We all know we should be using web analytics to analyse web site visitor behaviour and online marketing channel performance. However what type of web analysis should we use? Should you go for log file analysis or page tagging or a bit of both? First of all let’s define what we mean by these terms.
The bad news is that both strategies have their advantages and disadvantages so here goes.
Page Tagging Advantages
o Because data is collected client side this gets around any proxy and caching problems
o Will give you information on web design parameters such as browser versions, platform versions, screen resolution, connection speed etc
Page Tagging Disadvantages
o Firewalls can prevent or interfere with script processing
o Set up costs associated with insertion of code.

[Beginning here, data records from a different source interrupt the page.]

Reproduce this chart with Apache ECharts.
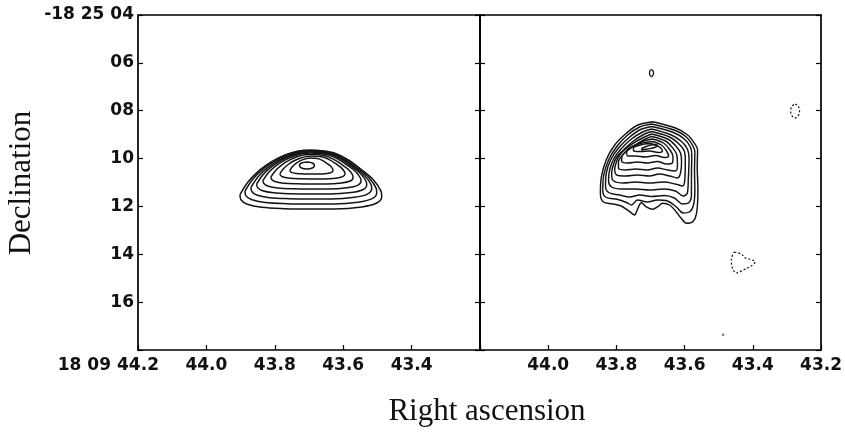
<!DOCTYPE html>
<html><head><meta charset="utf-8">
<script src="https://cdn.jsdelivr.net/npm/echarts@6/dist/echarts.min.js"></script>
<style>html,body{margin:0;padding:0;background:#fff}#c{width:845px;height:434px}</style>
</head><body><div id="c"></div>
<script>
// ---- tick labels ----
const raTickValues = [44.2, 44.0, 43.8, 43.6, 43.4, 43.2];
const raLabelsLeft = ['44.2', '44.0', '43.8', '43.6', '43.4', ''];
const raLabelsRight = ['', '44.0', '43.8', '43.6', '43.4', '43.2'];
const raPrefix = '18 09';
const decTickValues = [4, 6, 8, 10, 12, 14, 16, 18];
const decLabels = ['-18 25 04', '06', '08', '10', '12', '14', '16', ''];

// ---- left panel (model): nested dome-shaped contours ----
// normalised outline of the dome contours (u: -1 left .. 1 right, v: 0 top .. 1 bottom)
const leftDomeU = [-1, -0.882, -0.718, -0.553, -0.365, -0.176, -0.012, 0.153, 0.341, 0.529, 0.718, 0.882, 0.991, 1.0, 0.929, 0.718, 0.341, -0.012, -0.365, -0.694, -0.906, -0.986];
const leftDomeV = [0.758, 0.534, 0.337, 0.197, 0.084, 0.017, 0, 0.011, 0.056, 0.169, 0.337, 0.506, 0.702, 0.787, 0.899, 0.966, 1.0, 1.0, 0.994, 0.972, 0.916, 0.843];
// per contour level: centre RA, half width (RA s), top and bottom Dec (arcsec)
const leftCenterRA = [43.6946, 43.6946, 43.6932, 43.6921, 43.6912, 43.6912, 43.6897, 43.6927];
const leftHalfWidthRA = [0.2072, 0.1926, 0.1765, 0.1608, 0.1433, 0.1199, 0.0950, 0.0629];
const leftTopDec = [9.641, 9.671, 9.696, 9.725, 9.767, 9.821, 9.892, 9.976];
const leftBottomDec = [12.107, 11.898, 11.689, 11.480, 11.271, 11.062, 10.853, 10.644];
const leftPeak = [[43.706,10.143],[43.690,10.186],[43.684,10.289],[43.690,10.392],[43.706,10.435],[43.722,10.392],[43.728,10.289],[43.722,10.186]];

// ---- right panel (observed) contours, [RA s, Dec arcsec] ----
const rightC0 = [[43.693,8.459],[43.625,8.735],[43.591,9.015],[43.571,9.362],[43.562,9.642],[43.563,10.340],[43.561,11.313],[43.565,12.287],[43.576,12.638],[43.594,12.705],[43.610,12.496],[43.625,12.220],[43.644,11.940],[43.664,11.869],[43.679,12.011],[43.693,12.120],[43.713,12.011],[43.727,11.844],[43.737,12.078],[43.747,12.358],[43.761,12.220],[43.786,11.982],[43.810,11.898],[43.839,11.802],[43.847,11.451],[43.844,10.757],[43.830,10.059],[43.805,9.433],[43.771,8.944],[43.737,8.597]];
const rightC1 = [[43.697,8.555],[43.627,8.827],[43.595,9.098],[43.577,9.433],[43.570,9.725],[43.571,10.477],[43.570,11.313],[43.574,11.940],[43.586,12.233],[43.604,12.275],[43.624,12.024],[43.650,11.773],[43.680,11.731],[43.709,11.815],[43.738,11.731],[43.756,11.940],[43.767,11.857],[43.796,11.710],[43.832,11.606],[43.840,11.313],[43.837,10.686],[43.823,10.060],[43.799,9.495],[43.767,9.015],[43.732,8.680]];
const rightC2 = [[43.697,8.660],[43.633,8.910],[43.601,9.182],[43.583,9.516],[43.579,9.851],[43.580,10.686],[43.580,11.522],[43.589,11.857],[43.606,11.898],[43.630,11.647],[43.659,11.543],[43.697,11.585],[43.732,11.522],[43.761,11.606],[43.791,11.522],[43.823,11.418],[43.832,11.146],[43.829,10.561],[43.817,10.060],[43.794,9.558],[43.761,9.098],[43.729,8.785]];
const rightC3 = [[43.697,8.764],[43.639,9.015],[43.609,9.286],[43.592,9.600],[43.587,9.976],[43.589,10.812],[43.592,11.439],[43.604,11.564],[43.627,11.355],[43.662,11.271],[43.703,11.313],[43.744,11.271],[43.785,11.271],[43.814,11.188],[43.823,10.937],[43.820,10.477],[43.808,10.018],[43.788,9.621],[43.756,9.182],[43.723,8.889]];
const rightC4 = [[43.697,8.869],[43.644,9.098],[43.618,9.370],[43.601,9.683],[43.598,10.060],[43.599,10.812],[43.606,11.146],[43.627,11.063],[43.662,10.979],[43.703,11.021],[43.744,10.979],[43.779,11.021],[43.808,10.937],[43.814,10.686],[43.811,10.352],[43.799,9.934],[43.779,9.642],[43.750,9.266],[43.720,8.994]];
const rightC5 = [[43.697,8.973],[43.650,9.182],[43.627,9.454],[43.612,9.767],[43.609,10.143],[43.612,10.603],[43.621,10.812],[43.644,10.728],[43.674,10.645],[43.703,10.728],[43.738,10.686],[43.773,10.728],[43.799,10.686],[43.805,10.436],[43.799,10.101],[43.788,9.809],[43.770,9.558],[43.744,9.307],[43.718,9.098]];
const rightC6 = [[43.697,9.077],[43.656,9.266],[43.636,9.537],[43.623,9.851],[43.621,10.269],[43.627,10.519],[43.650,10.477],[43.680,10.394],[43.709,10.477],[43.744,10.436],[43.773,10.477],[43.794,10.394],[43.794,10.143],[43.782,9.851],[43.761,9.600],[43.738,9.370],[43.715,9.182]];
const rightC7 = [[43.694,9.182],[43.662,9.349],[43.644,9.621],[43.634,9.934],[43.636,10.185],[43.653,10.227],[43.680,10.122],[43.709,10.185],[43.738,10.143],[43.767,10.185],[43.785,10.101],[43.782,9.851],[43.767,9.642],[43.747,9.454],[43.720,9.266]];
const rightC8 = [[43.694,9.286],[43.668,9.433],[43.653,9.683],[43.647,9.892],[43.659,9.955],[43.685,9.871],[43.715,9.934],[43.744,9.892],[43.767,9.892],[43.770,9.683],[43.756,9.516],[43.735,9.391],[43.715,9.328]];
const rightC9 = [[43.700,9.370],[43.677,9.495],[43.665,9.683],[43.677,9.746],[43.703,9.683],[43.729,9.704],[43.750,9.683],[43.750,9.558],[43.735,9.454],[43.718,9.391]];
const rightC10 = [[43.726,9.579],[43.709,9.475],[43.688,9.412],[43.680,9.454],[43.688,9.537],[43.709,9.600],[43.726,9.642]];
const rightBlob = [[43.697,6.278],[43.701,6.321],[43.703,6.424],[43.701,6.527],[43.697,6.570],[43.693,6.527],[43.691,6.424],[43.693,6.321]];
// negative (dashed) contours
const rightNegC = [[43.276,7.722],[43.267,7.807],[43.263,8.012],[43.267,8.217],[43.276,8.302],[43.285,8.217],[43.289,8.012],[43.285,7.807]];
const rightNegTri = [[43.454,13.904],[43.434,13.988],[43.422,14.155],[43.411,14.197],[43.393,14.322],[43.405,14.489],[43.428,14.657],[43.448,14.782],[43.460,14.573],[43.463,14.197]];
const rightDot = [[43.487,17.360]];

// ---- build ----
const LINE = '#141414';
function closeLoop(p){ return p.concat([p[0]]); }
function dome(i){
  return leftDomeU.map((u,k)=>[leftCenterRA[i] - u*leftHalfWidthRA[i], leftTopDec[i] + leftDomeV[k]*(leftBottomDec[i]-leftTopDec[i])]);
}
function contourSeries(pts, xi, yi, dashed, w){
  return {type:'line', xAxisIndex:xi, yAxisIndex:yi, data:closeLoop(pts), showSymbol:false, symbol:'none',
    smooth:0.35, silent:true,
    lineStyle:{color:LINE, width:w||1.4, type: dashed ? [2,2] : 'solid'}};
}
const series = [];
for (let i=0;i<leftCenterRA.length;i++) series.push(contourSeries(dome(i),0,0,false,1.5));
series.push(contourSeries(leftPeak,0,0,false,1.5));
[rightC0,rightC1,rightC2,rightC3,rightC4,rightC5,rightC6,rightC7,rightC8,rightC9,rightC10].forEach(c=>series.push(contourSeries(c,1,2,false,1.45)));
series.push(contourSeries(rightBlob,1,2,false,1.3));
series.push(contourSeries(rightNegC,1,2,true,1.2));
series.push(contourSeries(rightNegTri,1,2,true,1.2));
series.push({type:'scatter', xAxisIndex:1, yAxisIndex:2, data:rightDot, symbolSize:2.5, itemStyle:{color:'#555'}, silent:true});

const tickFont = {fontFamily:'DejaVu Sans', fontWeight:'bold', fontSize:17, color:'#111'};
function pick(vals, labels, v){
  for (let i=0;i<vals.length;i++) if (Math.abs(vals[i]-v)<1e-6) return labels[i];
  return '';
}
function xAxis(gi, labels){
  return {type:'value', gridIndex:gi, min:43.2, max:44.2, interval:0.2, inverse:true,
    axisLine:{show:true, lineStyle:{color:'#000', width:1.7}},
    axisTick:{show:true, inside:true, length:5, lineStyle:{color:'#000', width:1.2}},
    splitLine:{show:false},
    axisLabel:Object.assign({margin:7, showMinLabel:true, showMaxLabel:true, hideOverlap:false,
      formatter:(v)=>pick(raTickValues, labels, v)}, tickFont)};
}
function yAxis(gi, pos, showLabels){
  return {type:'value', gridIndex:gi, position:pos, min:4, max:18, interval:2, inverse:true,
    axisLine:{show:true, lineStyle:{color:'#000', width:1.7}},
    axisTick:{show:true, inside:true, length:5, lineStyle:{color:'#000', width:1.2}},
    splitLine:{show:false},
    axisLabel:Object.assign({show:showLabels, margin:4, formatter:(v)=>pick(decTickValues, decLabels, v)}, tickFont)};
}
function topAxis(gi){
  return {type:'value', gridIndex:gi, position:'top', min:43.2, max:44.2, inverse:true,
    axisLine:{show:true, lineStyle:{color:'#000', width:1.7}}, axisTick:{show:false}, axisLabel:{show:false}, splitLine:{show:false}};
}

const chart = echarts.init(document.getElementById('c'), null, {renderer:'canvas'});
chart.setOption({
  animation:false,
  backgroundColor:'#fff',
  grid:[
    {left:138, top:15, width:342, height:335, show:false},
    {left:480, top:15, width:342, height:335, show:false}
  ],
  xAxis:[xAxis(0, raLabelsLeft), xAxis(1, raLabelsRight), topAxis(0), topAxis(1)],
  yAxis:[yAxis(0,'left',true), yAxis(0,'right',false), yAxis(1,'left',false), yAxis(1,'right',false)],
  graphic:[
    {type:'text', x:111, y:357, style:{text:raPrefix, font:'bold 17px "DejaVu Sans"', fill:'#111', textAlign:'right', textVerticalAlign:'top'}},
    {type:'text', x:22, y:183, rotation:Math.PI/2, style:{text:'Declination', font:'31px "Liberation Serif"', fill:'#111', textAlign:'center', textVerticalAlign:'middle'}},
    {type:'text', x:487, y:412, style:{text:'Right ascension', font:'31px "Liberation Serif"', fill:'#111', textAlign:'center', textVerticalAlign:'middle'}}
  ],
  series: series
});
</script></body></html>
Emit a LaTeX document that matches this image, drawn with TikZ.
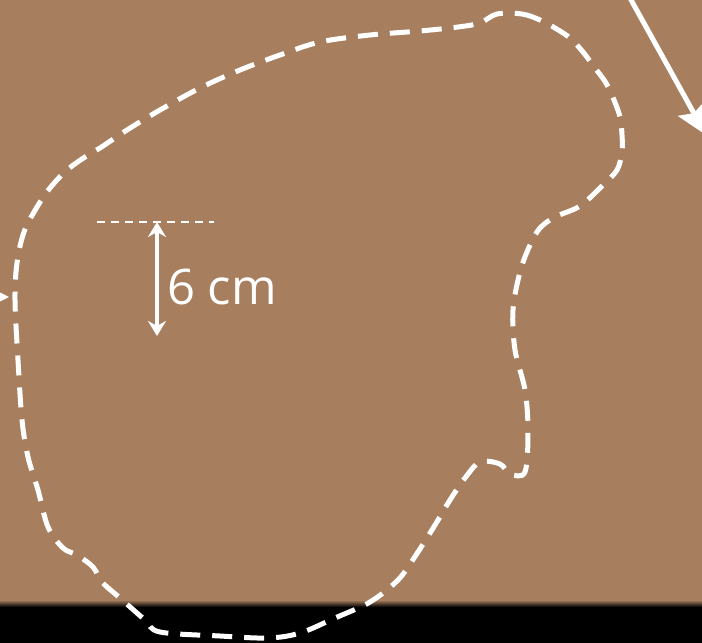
\documentclass[tikz,border=0pt]{standalone}
\usepackage{fontspec}
\setmainfont{Open Sans}
\usetikzlibrary{arrows.meta}
\definecolor{soil}{RGB}{167,127,95}
\tikzset{
  outline/.style={white, line width=5pt, dash pattern=on 20pt off 12pt, line cap=butt},
  dimline/.style={white, line width=1.6pt, dash pattern=on 8pt off 6pt},
  dimarrow/.style={white, line width=4pt, {Stealth[length=15pt,width=18pt,inset=5pt]}-{Stealth[length=15pt,width=18pt,inset=5pt]}},
  bigarrow/.style={white, line width=5pt, -{Stealth[length=30pt,width=30pt,inset=5pt]}},
  lbl/.style={white, font=\fontsize{49}{49}\selectfont, inner sep=0pt, anchor=west}
}
\begin{document}
\begin{tikzpicture}[x=1pt,y=-1pt]
\useasboundingbox (0,0) rectangle (702,643);
\fill[soil] (0,0) rectangle (702,643);
\fill[black] (0,605) rectangle (702,643);
\shade[top color=soil, bottom color=black] (0,600) rectangle (702,607);
% outline
\draw[outline] plot[smooth cycle, tension=0.55] coordinates {
 (497,14) (522,14) (540,20) (555,28) (570,38) (583,52) (595,68) (606,83) (614,100)
 (620,117) (622,135) (622,152) (617,170) (603,185) (580,206) (555,217) (540,228)
 (530,245) (520,272) (513,310) (515,350) (525,390) (528,430)
 (525,472) (510,474) (500,464) (480,462) (465,478) (450,500) (435,525) (416,555)
 (398,580) (370,602) (335,618) (300,633) (268,638) (220,636) (160,632) (145,620)
 (120,598) (102,582) (93,567) (77,555) (63,548) (48,527) (38,490) (28,457) (22,420) (18,360)
 (15,300) (17,263) (24,232) (37,207) (50,188) (67,170) (88,155) (100,148) (127,130)
 (160,110) (200,88) (240,70) (280,55) (320,42) (370,35) (420,31) (458,27) (480,23)};
% dimension
\coordinate (d1) at (97,222);
\coordinate (d2) at (214,222);
\draw[dimline] (d1) -- (d2);
\coordinate (a1) at (157,222);
\coordinate (a2) at (157,336);
\draw[dimarrow] (a1) -- (a2);
\node[lbl] (t) at (167,287) {6 cm};
% arrows at edges
\coordinate (b1) at (630,-2);
\coordinate (b2) at (706,135);
\draw[bigarrow] (b1) -- (b2);
\coordinate (c1) at (-20,297);
\coordinate (c2) at (9,297);
\draw[white, line width=2pt, -{Stealth[length=12pt,width=12pt]}] (c1) -- (c2);
\end{tikzpicture}
\end{document}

o Insertion of code can lead to errors
o Will not pick up page errors such as 404s
o Because robots ignore scripts can not track search engine spiders
o Unable to directly track non html pages
o Vendor Specific
Logfile Analysis Advantages
o Historical Data can be analysed
o Little set up cost
o No firewall issues
o Easily track page errors
o Can track Search Engine spiders
o Vendor Independent
o Can track non html pages such as pdfs
o Proxy/caching inaccuracies. If a page is cached no record is logged on your web server
oNo web design parameters
o No event tracking
If you are used to looking at web statistics using Web Trends for instance you may see significant differences in visitor numbers. When moving to logfile analysis visitor numbers may increase by 20-30%. If your site is not using persistent cookies your web analytics programme can not identify unique visitors therefore all visitors are lumped together as total. Typically unique visitors represent about 20 -30% of total web site visits so this metric will be inflated by this amount. Sometimes you’ll see a dramatic reduction in site visits. This is usually because web analytics programmes strip out the loading of graphics which are erroneously counted as visits by other programs.
Other differences in visitor numbers are usually due to how programs define a visit. A visit duration of 30 minutes means that multiple visits from the same IP address with-in this time period will be counted as a single visit. Change this parameter to 15 minutes and these visits could be counted several times and your total visits will increase. Finally, when a web browser loads a PDF file is brings down different parts of the file at different time and some programs can count this as multiple requests for the same file. A good web analytics programme will collapse these multiple downloads into a single.
It is important to understand these differences and manage the expectations of your colleagues as surprise drops in web site metrics can sometimes lead to disenchantment with measuring web site performance altogether.